JYC: Our target isn’t brands really. Our target is SMEs. Brands get plenty of help already on social – there are lots of agencies out there wanting to work with brands to help them with social. For SMEs I think the thing that they get wrong is just general participation. Either they don’t know how to participate in social (“what do I post?”) or they don’t do it regularly enough.
PA: How do you help brands be better? You could argue this simply is filler content…
JYC: Beatrix is engineered in a way where a human being reviews every post that goes out, and if they don’t like a post, they replace it with another one that they do like. I’d hardly call this “filler” content, this is helping people to create content that they like – and hopefully their audience enjoys.
PA: There is no “why” (content works/doesn’t work) with the service simply doing. Why did you leave this part out?

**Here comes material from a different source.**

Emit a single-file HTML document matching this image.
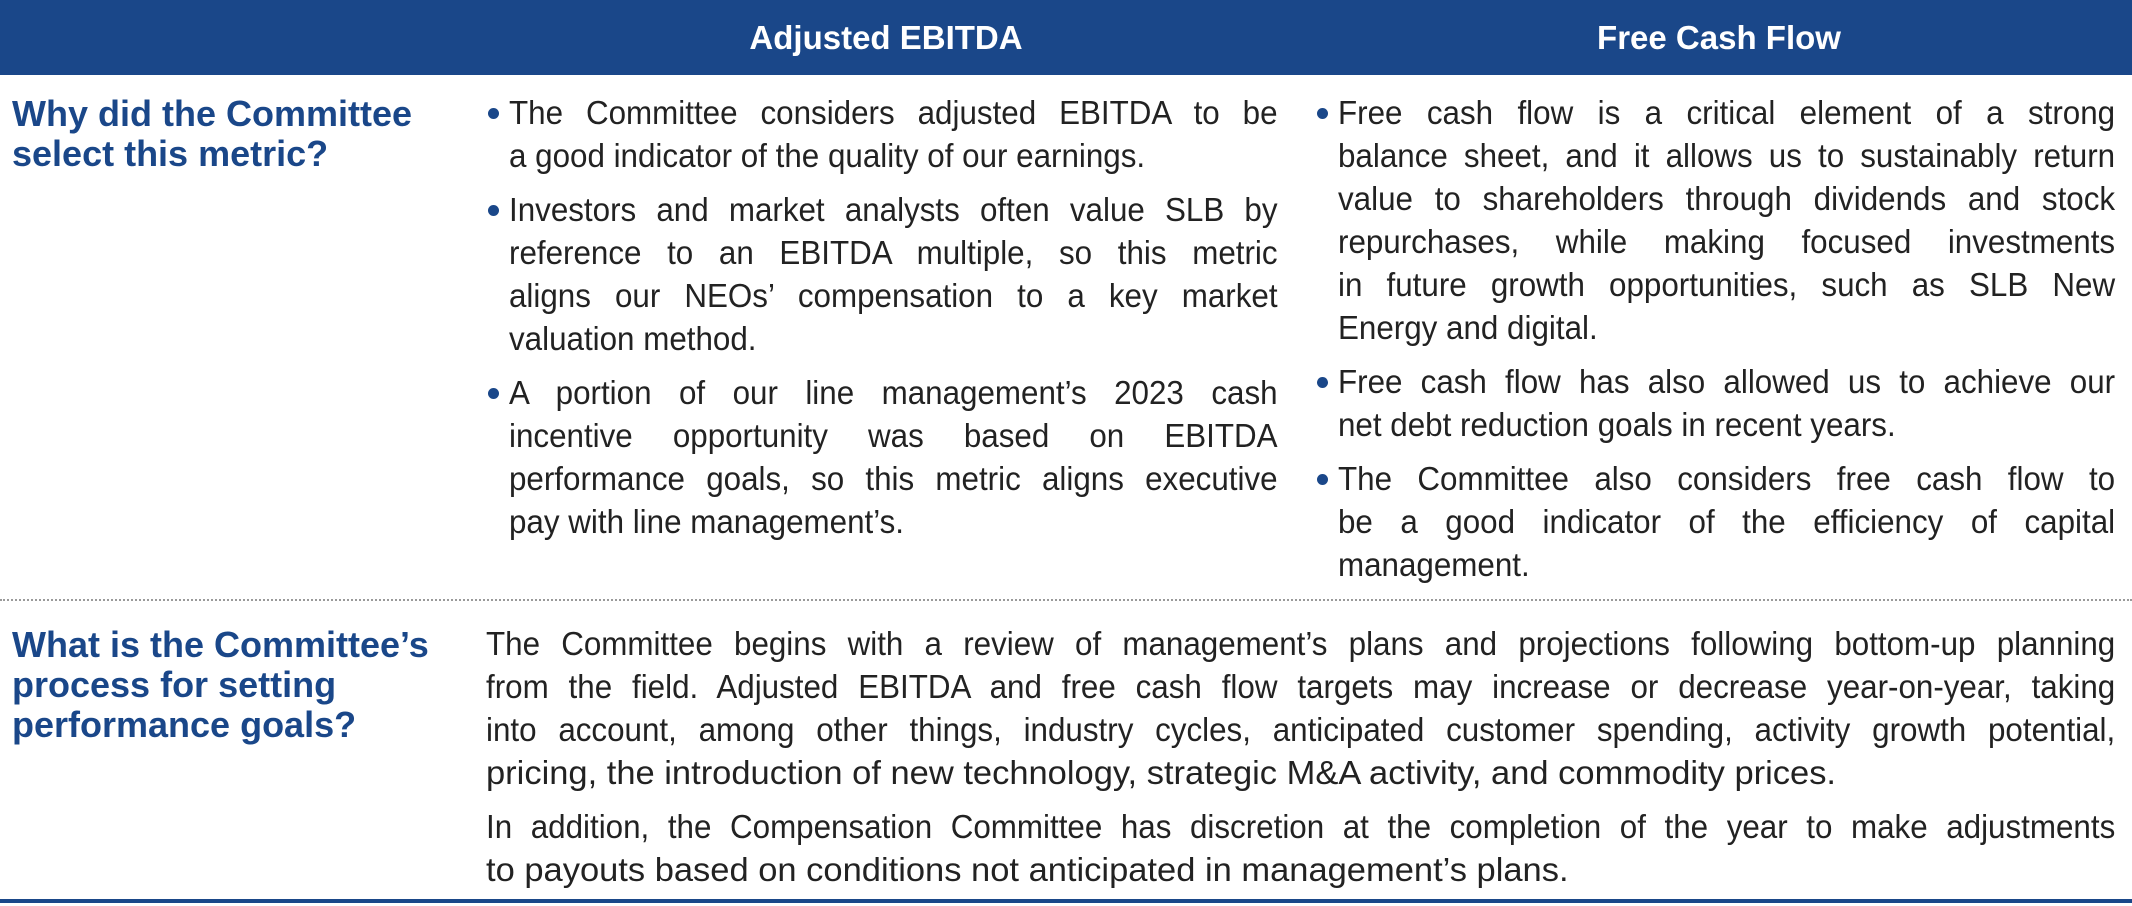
<!DOCTYPE html>
<html><head><meta charset="utf-8">
<style>
html,body{margin:0;padding:0;background:#fff;}
#page{position:relative;width:2132px;height:906px;overflow:hidden;background:#fff;font-family:"Liberation Sans",Arial,sans-serif;}
.hdr{position:absolute;left:0;top:0;width:2132px;height:75px;background:#1a4789;}
.ht{position:absolute;top:0;height:75px;line-height:75px;color:#fff;font-weight:bold;font-size:33px;text-align:center;width:500px;}
.lbl{position:absolute;left:12px;color:#1a4789;font-weight:bold;font-size:36px;line-height:40px;white-space:nowrap;}
.ln{position:absolute;font-size:33px;line-height:40px;height:40px;color:#222;white-space:nowrap;transform:scaleX(0.95);transform-origin:left top;overflow:visible;}
.wide{transform:scaleX(1.045);}
.j{text-align:justify;text-align-last:justify;white-space:normal;}
.b{position:absolute;width:11px;height:11px;border-radius:50%;background:#1a4789;}
.dots{position:absolute;left:0;top:599px;width:2132px;height:0;border-top:2px dotted #9a9a9a;}
.rule{position:absolute;left:0;top:899px;width:2132px;height:4px;background:#1a4789;}
</style></head><body>
<div id="page">
<div class="hdr">
  <div class="ht" style="left:636px">Adjusted EBITDA</div>
  <div class="ht" style="left:1469px">Free Cash Flow</div>
</div>

<div class="lbl" style="top:94px">Why did the Committee<br>select this metric?</div>

<div>
<div class="b" style="left:488px;top:108px"></div>
<div class="ln j" style="left:509px;top:93px;width:809px">The Committee considers adjusted EBITDA to be</div>
<div class="ln" style="left:509px;top:136px;width:809px">a good indicator of the quality of our earnings.</div>
<div class="b" style="left:488px;top:205px"></div>
<div class="ln j" style="left:509px;top:190px;width:809px">Investors and market analysts often value SLB by</div>
<div class="ln j" style="left:509px;top:233px;width:809px">reference to an EBITDA multiple, so this metric</div>
<div class="ln j" style="left:509px;top:276px;width:809px">aligns our NEOs’ compensation to a key market</div>
<div class="ln" style="left:509px;top:319px;width:809px">valuation method.</div>
<div class="b" style="left:488px;top:388px"></div>
<div class="ln j" style="left:509px;top:373px;width:809px">A portion of our line management’s 2023 cash</div>
<div class="ln j" style="left:509px;top:416px;width:809px">incentive opportunity was based on EBITDA</div>
<div class="ln j" style="left:509px;top:459px;width:809px">performance goals, so this metric aligns executive</div>
<div class="ln" style="left:509px;top:502px;width:809px">pay with line management’s.</div>
</div>

<div>
<div class="b" style="left:1317px;top:108px"></div>
<div class="ln j" style="left:1338px;top:93px;width:818px">Free cash flow is a critical element of a strong</div>
<div class="ln j" style="left:1338px;top:136px;width:818px">balance sheet, and it allows us to sustainably return</div>
<div class="ln j" style="left:1338px;top:179px;width:818px">value to shareholders through dividends and stock</div>
<div class="ln j" style="left:1338px;top:222px;width:818px">repurchases, while making focused investments</div>
<div class="ln j" style="left:1338px;top:265px;width:818px">in future growth opportunities, such as SLB New</div>
<div class="ln" style="left:1338px;top:308px;width:818px">Energy and digital.</div>
<div class="b" style="left:1317px;top:377px"></div>
<div class="ln j" style="left:1338px;top:362px;width:818px">Free cash flow has also allowed us to achieve our</div>
<div class="ln" style="left:1338px;top:405px;width:818px">net debt reduction goals in recent years.</div>
<div class="b" style="left:1317px;top:474px"></div>
<div class="ln j" style="left:1338px;top:459px;width:818px">The Committee also considers free cash flow to</div>
<div class="ln j" style="left:1338px;top:502px;width:818px">be a good indicator of the efficiency of capital</div>
<div class="ln" style="left:1338px;top:545px;width:818px">management.</div>
</div>

<div class="dots"></div>

<div class="lbl" style="top:625px">What is the Committee’s<br>process for setting<br>performance goals?</div>

<div>
<div class="ln j" style="left:486px;top:624px;width:1715px">The Committee begins with a review of management’s plans and projections following bottom-up planning</div>
<div class="ln j" style="left:486px;top:667px;width:1715px">from the field. Adjusted EBITDA and free cash flow targets may increase or decrease year-on-year, taking</div>
<div class="ln j" style="left:486px;top:710px;width:1715px">into account, among other things, industry cycles, anticipated customer spending, activity growth potential,</div>
<div class="ln wide" style="left:486px;top:753px;width:1559px">pricing, the introduction of new technology, strategic M&amp;A activity, and commodity prices.</div>
<div class="ln j" style="left:486px;top:807px;width:1715px">In addition, the Compensation Committee has discretion at the completion of the year to make adjustments</div>
<div class="ln wide" style="left:486px;top:850px;width:1559px">to payouts based on conditions not anticipated in management’s plans.</div>
</div>

<div class="rule"></div>
</div>
</body></html>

JYC: We certainly don’t guarantee any kind of result. That’s not our value proposition. But we do have pretty neat reports that tell you how you’re doing. [Brands and people] should have a sense of what [their] audience likes, so when Beatrix suggests things [they] can use [their] instincts and choose the right things. Naturally, you can’t really replace that kind of instinct with a machine.
PA: What’s the future of the service?
JYC: We definitely want to branch out into more types of content. The Beatrix of the future will be able to suggest images, links, texts and more – and also be more country and date aware, for example suggesting more Valentine’s content around Valentine’s Day.